RECORDED INFORMATION —
────
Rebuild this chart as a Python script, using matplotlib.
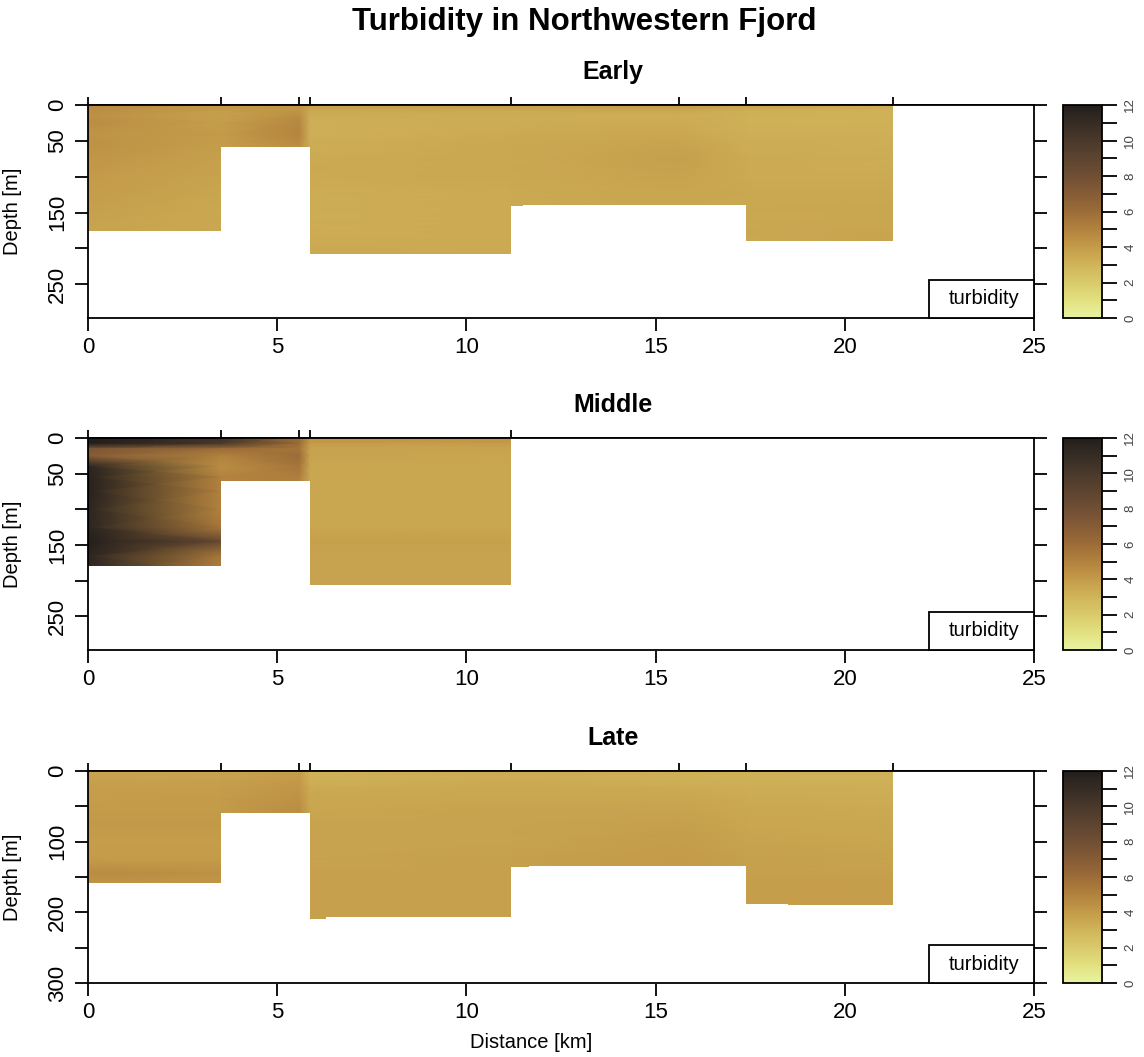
import numpy as np
import matplotlib
matplotlib.use("Agg")
import matplotlib.pyplot as plt
from matplotlib.colors import LinearSegmentedColormap, Normalize
from matplotlib.patches import Rectangle
import matplotlib.cm as cm

plt.rcParams['font.family'] = ['Liberation Sans', 'DejaVu Sans']

# STATION POSITIONS [km] AND PROFILE DEPTH LEVELS [m]
stations_km = [0.0, 3.52, 5.58, 5.87, 11.17, 15.63, 17.39, 21.28]
levels_m = [0, 8, 15, 25, 40, 55, 75, 100, 125, 145, 165, 190, 215]

# TURBIDITY PROFILES, ONE ROW PER STATION
early_turb = [
    [4.7, 4.5, 4.4, 4.5, 4.3, 4.4, 4.2, 4.0, 3.9, 3.8, 3.7, 3.6, 3.6],
    [4.2, 3.9, 3.8, 3.9, 4.0, 3.9, 3.8, 3.7, 3.6, 3.5, 3.5, 3.5, 3.5],
    [4.2, 4.3, 4.5, 4.8, 4.9, 4.6, 4.2, 4.0, 3.8, 3.7, 3.6, 3.6, 3.6],
    [3.9, 3.5, 3.3, 3.2, 3.2, 3.3, 3.4, 3.4, 3.3, 3.3, 3.3, 3.4, 3.5],
    [4.0, 3.4, 3.3, 3.3, 3.4, 3.5, 3.5, 3.5, 3.4, 3.4, 3.4, 3.4, 3.4],
    [4.1, 3.5, 3.3, 3.4, 3.5, 3.7, 3.8, 3.7, 3.6, 3.6, 3.6, 3.6, 3.6],
    [3.8, 3.2, 3.1, 3.1, 3.2, 3.3, 3.4, 3.4, 3.5, 3.5, 3.5, 3.5, 3.5],
    [3.4, 3.1, 3.1, 3.1, 3.2, 3.2, 3.3, 3.4, 3.5, 3.6, 3.6, 3.7, 3.7],
]
middle_turb = [
    [12.0, 12.0, 7.5, 7.0, 11.5, 11.8, 11.8, 11.5, 11.5, 12.0, 11.5, 11.5, 11.5],
    [10.5, 10.0, 6.0, 5.0, 4.5, 5.0, 5.0, 5.0, 5.5, 8.5, 5.5, 5.0, 5.0],
    [6.0, 6.0, 5.6, 6.0, 5.6, 5.2, 4.8, 4.8, 4.8, 4.8, 4.8, 4.8, 4.8],
    [4.4, 3.9, 3.7, 3.7, 3.6, 3.6, 3.6, 3.6, 3.6, 3.8, 3.7, 3.7, 3.7],
    [4.4, 3.9, 3.7, 3.6, 3.6, 3.6, 3.6, 3.6, 3.6, 3.8, 3.7, 3.7, 3.7],
]
late_turb = [
    [3.7, 3.7, 3.8, 3.9, 3.9, 4.0, 4.1, 3.9, 4.0, 4.6, 4.1, 4.1, 4.1],
    [3.7, 3.7, 3.8, 3.9, 4.0, 4.0, 4.1, 3.9, 4.0, 4.4, 4.1, 4.1, 4.1],
    [3.9, 4.0, 4.1, 4.2, 4.4, 4.5, 4.2, 4.1, 4.0, 4.0, 4.0, 4.0, 4.0],
    [3.1, 3.1, 3.2, 3.4, 3.5, 3.6, 3.7, 3.7, 3.7, 3.8, 3.8, 3.8, 3.8],
    [3.4, 3.3, 3.4, 3.5, 3.6, 3.7, 3.7, 3.7, 3.8, 3.8, 3.8, 3.8, 3.8],
    [3.2, 3.1, 3.2, 3.4, 3.6, 3.7, 3.8, 3.9, 4.0, 3.9, 3.9, 3.9, 3.9],
    [3.2, 3.1, 3.2, 3.3, 3.4, 3.5, 3.6, 3.7, 3.8, 3.8, 3.9, 3.9, 3.9],
    [3.2, 3.1, 3.1, 3.2, 3.3, 3.4, 3.5, 3.6, 3.7, 3.8, 3.9, 3.9, 3.9],
]

# BOTTOM (STEP) EDGES [km] AND DEPTHS [m]
early_bot_x = [0, 3.52, 5.87, 11.17, 11.5, 17.39, 21.28]
early_bot_d = [175, 59, 208, 141, 139.5, 189]
middle_bot_x = [0, 3.52, 5.87, 11.17]
middle_bot_d = [179, 60.5, 206.5]
late_bot_x = [0, 3.52, 5.87, 6.3, 11.17, 11.65, 17.39, 18.5, 21.28]
late_bot_d = [159, 60, 210, 206.5, 136, 135, 187.7, 190]

titles = ["Early", "Middle", "Late"]

# TURBID-LIKE COLORMAP (0 .. 12)
cmap_rgb = [(233, 243, 160), (226, 224, 128), (217, 202, 108), (208, 180, 90),
            (196, 155, 73), (178, 130, 62), (156, 108, 56), (134, 92, 54),
            (112, 79, 52), (93, 68, 48), (74, 57, 43), (54, 44, 36), (35, 30, 28)]
turbid = LinearSegmentedColormap.from_list("turbid", [tuple(c / 255 for c in rgb) for rgb in cmap_rgb])
norm = Normalize(0, 12)

W, H = 1144, 1057
fig = plt.figure(figsize=(W / 100, H / 100), dpi=100)

def fx(px):
    return px / W

def fy(px):
    return 1 - px / H

panels = [
    (early_turb, stations_km, early_bot_x, early_bot_d, 105, 318, 297),
    (middle_turb, stations_km[:5], middle_bot_x, middle_bot_d, 438, 650, 297),
    (late_turb, stations_km, late_bot_x, late_bot_d, 771, 983, 300),
]

LW = 1.3
for k, (turb, st, bx, bd, top, bot, ymax) in enumerate(panels):
    ax = fig.add_axes([fx(88), fy(bot), fx(1034 - 88), (bot - top) / H])
    C = np.array(turb).T
    mesh = ax.pcolormesh(st, levels_m, C, shading='gouraud', cmap=turbid, norm=norm, zorder=1)
    # white below the bottom and past the last station
    ax.fill_between(bx + [25], bd + [0, 0], 400, step='post', color='white', lw=0, zorder=2)
    ax.set_xlim(0, 25)
    ax.set_ylim(ymax, 0)
    ax.set_xticks([0, 5, 10, 15, 20, 25])
    if ymax == 300:
        ax.set_yticks([0, 50, 100, 150, 200, 250, 300])
        ax.set_yticklabels(['0', '', '100', '', '200', '', '300'])
    else:
        ax.set_yticks([0, 50, 100, 150, 200, 250])
        ax.set_yticklabels(['0', '50', '', '150', '', '250'])
    ax.tick_params(axis='x', length=9.4, width=LW, labelsize=16, pad=4)
    ax.tick_params(axis='y', length=9.4, width=LW, labelsize=16, pad=5, labelrotation=90,
                   right=True, labelright=False)
    for lab in ax.get_yticklabels():
        lab.set_va('center')
    for s in ax.spines.values():
        s.set_linewidth(LW)
        s.set_zorder(5)
    ax.set_ylabel("Depth [m]", fontsize=14.5)
    ax.yaxis.set_label_coords(-0.07, 0.5)

    sec = ax.secondary_xaxis('top')
    sec.set_xticks(st)
    sec.tick_params(length=6, width=LW, labeltop=False)
    sec.spines['top'].set_linewidth(LW)

    # legend box
    x0 = (929 - 88) / 946
    h0 = 38 / (bot - top)
    ax.add_patch(Rectangle((x0, 0), 1 - x0, h0, transform=ax.transAxes, fill=True,
                           facecolor='white', edgecolor='black', lw=LW, zorder=6, clip_on=False))
    ax.text((x0 + 1) / 2 + 0.003, h0 / 2, "turbidity", transform=ax.transAxes, ha='center',
            va='center', fontsize=14.5, zorder=7)

    # colorbar
    cax = fig.add_axes([fx(1063), fy(bot), fx(1102 - 1063), (bot - top) / H])
    cb = fig.colorbar(cm.ScalarMappable(norm=norm, cmap=turbid), cax=cax, ticks=range(0, 13))
    cb.set_ticklabels([str(v) if v % 2 == 0 else '' for v in range(0, 13)])
    cax.tick_params(length=11, width=LW, labelsize=9.5, labelcolor='#444444', pad=5,
                    labelrotation=90)
    for lab in cax.get_yticklabels():
        lab.set_va('center')
    cb.outline.set_linewidth(LW)

    fig.text(fx(613), fy(top - 33), titles[k], ha='center', va='center', fontsize=18,
             fontweight='bold')

ax.set_xlabel("Distance [km]", fontsize=14.5)
ax.xaxis.set_label_coords((531 - 88) / 946, -(1033 - 983) / (983 - 771))

fig.text(fx(584), fy(22), "Turbidity in Northwestern Fjord", ha='center', va='center',
         fontsize=22.5, fontweight='bold')

fig.savefig("out.png", dpi=100)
────
Leave the pictures out and please restate exactly the lines running from the start of the material through the one with "165, 190, 215]".

FINAL RESULT —
Rebuild this chart as a Python script, using matplotlib.
import numpy as np
import matplotlib
matplotlib.use("Agg")
import matplotlib.pyplot as plt
from matplotlib.colors import LinearSegmentedColormap, Normalize
from matplotlib.patches import Rectangle
import matplotlib.cm as cm

plt.rcParams['font.family'] = ['Liberation Sans', 'DejaVu Sans']

# STATION POSITIONS [km] AND PROFILE DEPTH LEVELS [m]
stations_km = [0.0, 3.52, 5.58, 5.87, 11.17, 15.63, 17.39, 21.28]
levels_m = [0, 8, 15, 25, 40, 55, 75, 100, 125, 145, 165, 190, 215]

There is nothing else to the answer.